Portrait of Fred by Hugh Harris West |
I've never had to euthanize a pet until today, and it's hard. We got back to Valdosta last night, and it was immediately obvious that Fred the Cat had deteriorated. Shirley Crowder, who helps me, feeds her, and Mary, my daughter-in-law, comes by when Shirley can't, and they both have been concerned lately.
I wouldn't be surprised to learn that Fred was 20 years old. She was a stray that took up at our house years ago, and when I finally decided we were stuck with her and took her in for shots in 2004, they said she was an older cat, maybe 8 or 10. I'd been calling her Fred for a year by then, thinking she was a tomcat, and when the vet told me he was a she, it was too late to start calling her something else.
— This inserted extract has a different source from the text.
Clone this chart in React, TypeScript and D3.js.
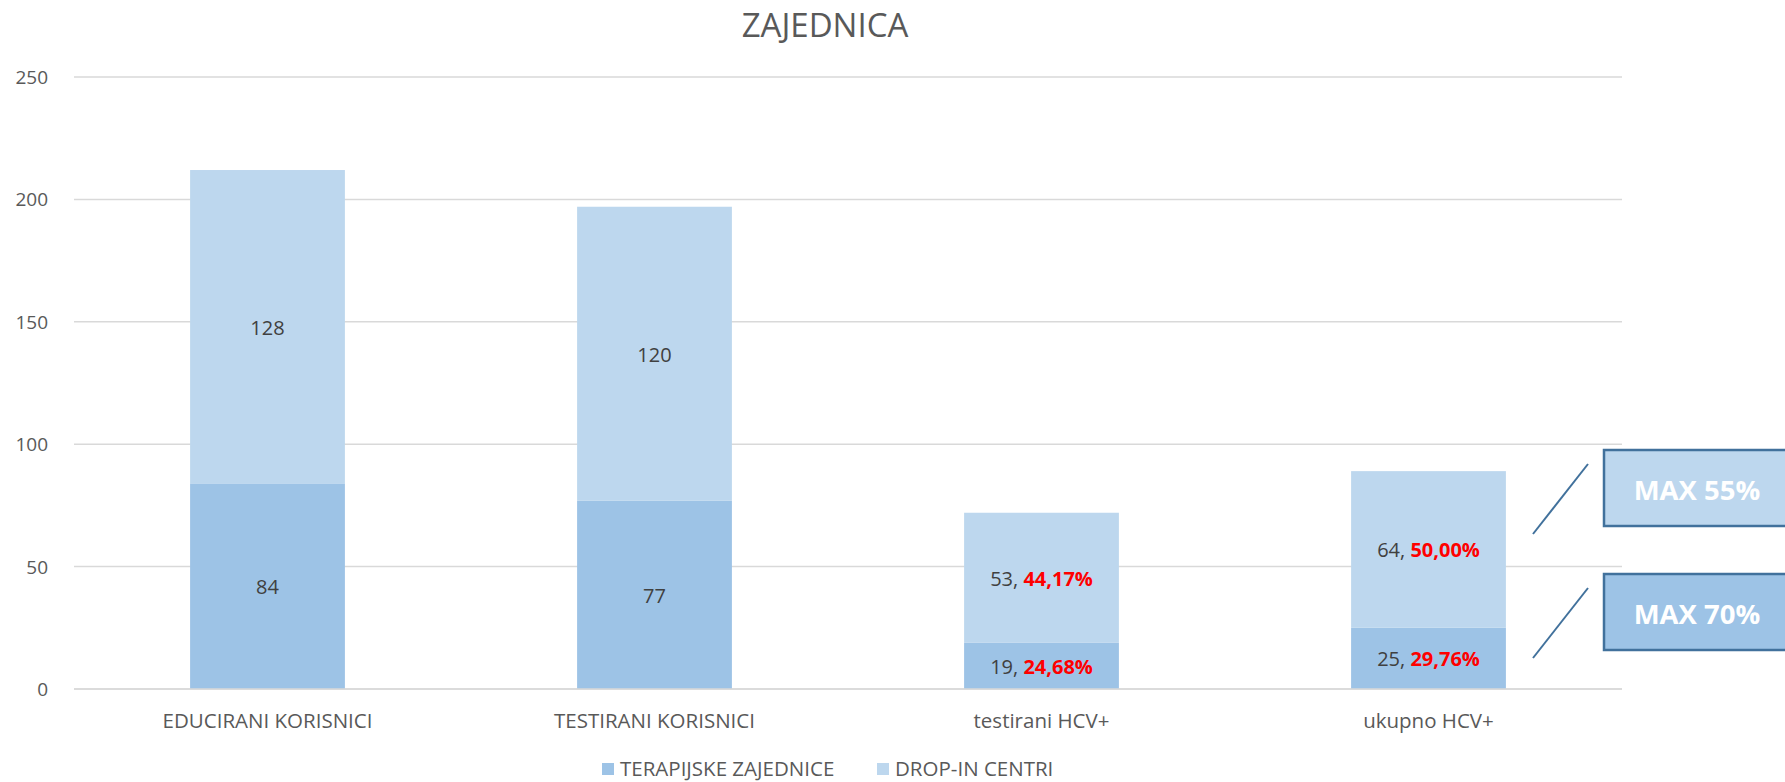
import React from "react";
import * as d3 from "d3";

const categories = ["EDUCIRANI KORISNICI", "TESTIRANI KORISNICI", "testirani HCV+", "ukupno HCV+"];
const seriesNames = ["TERAPIJSKE ZAJEDNICE", "DROP-IN CENTRI"];
const terapijske = [84, 77, 19, 25];
const dropIn = [128, 120, 53, 64];
const terapijskePct = ["", "", "24,68%", "29,76%"];
const dropInPct = ["", "", "44,17%", "50,00%"];
const yTicks = [0, 50, 100, 150, 200, 250];
const annotations = ["MAX 55%", "MAX 70%"];

const W = 1785;
const H = 782;
const FONT = "'Open Sans', 'Noto Sans', sans-serif";
const C_DARK = "#9DC3E6";
const C_LIGHT = "#BDD7EE";

export default function App() {
  const x = d3.scaleBand<string>().domain(categories).range([74, 1622]).paddingInner(0.6).paddingOuter(0.3);
  const y = d3.scaleLinear().domain([0, 250]).range([689, 77]);
  const stacked = categories.map((c, i) => ({ c, a: terapijske[i], b: dropIn[i] }));
  const bw = x.bandwidth();

  const label = (v: number, pct: string, cx: number, cy: number, key: string) => (
    <text key={key} x={cx} y={cy} textAnchor="middle" dominantBaseline="central" fontFamily={FONT} fontSize={20}>
      <tspan fill="#404040">{pct ? `${v}, ` : `${v}`}</tspan>
      {pct ? <tspan fill="#FF0000" fontWeight="bold">{pct}</tspan> : null}
    </text>
  );

  return (
    <svg width={W} height={H} style={{ position: "absolute", left: 0, top: 0 }} xmlns="http://www.w3.org/2000/svg">
      <rect width={W} height={H} fill="#fff" />
      <text x={825} y={24} textAnchor="middle" dominantBaseline="central" fontFamily={FONT} fontSize={33} fill="#595959">
        ZAJEDNICA
      </text>
      {yTicks.map((t) => (
        <g key={t}>
          <line x1={74} x2={1622} y1={y(t)} y2={y(t)} stroke="#D9D9D9" strokeWidth={1.5} />
          <text x={48} y={y(t)} textAnchor="end" dominantBaseline="central" fontFamily={FONT} fontSize={19} fill="#595959">
            {t}
          </text>
        </g>
      ))}
      {stacked.map((d, i) => {
        const x0 = x(d.c)!;
        const cx = x0 + bw / 2;
        return (
          <g key={d.c}>
            <rect x={x0} y={y(d.a)} width={bw} height={y(0) - y(d.a)} fill={C_DARK} />
            <rect x={x0} y={y(d.a + d.b)} width={bw} height={y(d.a) - y(d.a + d.b)} fill={C_LIGHT} />
            {label(d.a, terapijskePct[i], cx, y(d.a / 2), "a")}
            {label(d.b, dropInPct[i], cx, y(d.a + d.b / 2), "b")}
            <text x={cx} y={720} textAnchor="middle" dominantBaseline="central" fontFamily={FONT} fontSize={20.5} fill="#595959">
              {d.c}
            </text>
          </g>
        );
      })}
      <line x1={74} x2={1622} y1={y(0)} y2={y(0)} stroke="#D9D9D9" strokeWidth={1.5} />
      {/* legend */}
      <rect x={602} y={763} width={12} height={12} fill={C_DARK} />
      <text x={620} y={768} dominantBaseline="central" fontFamily={FONT} fontSize={20.5} fill="#595959">{seriesNames[0]}</text>
      <rect x={877} y={763} width={12} height={12} fill={C_LIGHT} />
      <text x={895} y={768} dominantBaseline="central" fontFamily={FONT} fontSize={20.5} fill="#595959">{seriesNames[1]}</text>
      {/* annotations */}
      {annotations.map((a, i) => {
        const top = i === 0 ? 450 : 574;
        return (
          <g key={a}>
            <line x1={1588} y1={top + 14} x2={1533} y2={top + 84} stroke="#41719C" strokeWidth={2} />
            <rect x={1604} y={top} width={200} height={76} fill={i === 0 ? C_LIGHT : C_DARK} stroke="#41719C" strokeWidth={2.5} />
            <text x={1697} y={top + 39} textAnchor="middle" dominantBaseline="central" fontFamily={FONT} fontWeight="bold" fontSize={27.5} fill="#fff">
              {a}
            </text>
          </g>
        );
      })}
    </svg>
  );
}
Today she looked thin, bedraggled, was unable to control her bodily functions, and was barely able to eat or walk, and appeared to be in pain. When I called her, she hid under the sofa on the porch. She must have sensed something was up. I lured her out with a piece of meat and drove her in her pet carrier to the vet, with her meowing and me crying all the way. When they brought her towel-wrapped body back to the car for me, they said she had been in bad shape, and that I had done the humane thing, but still...
I buried her in the backyard by Teddy the chihuahua, with Mama's statue of Francis of Assisi standing watch.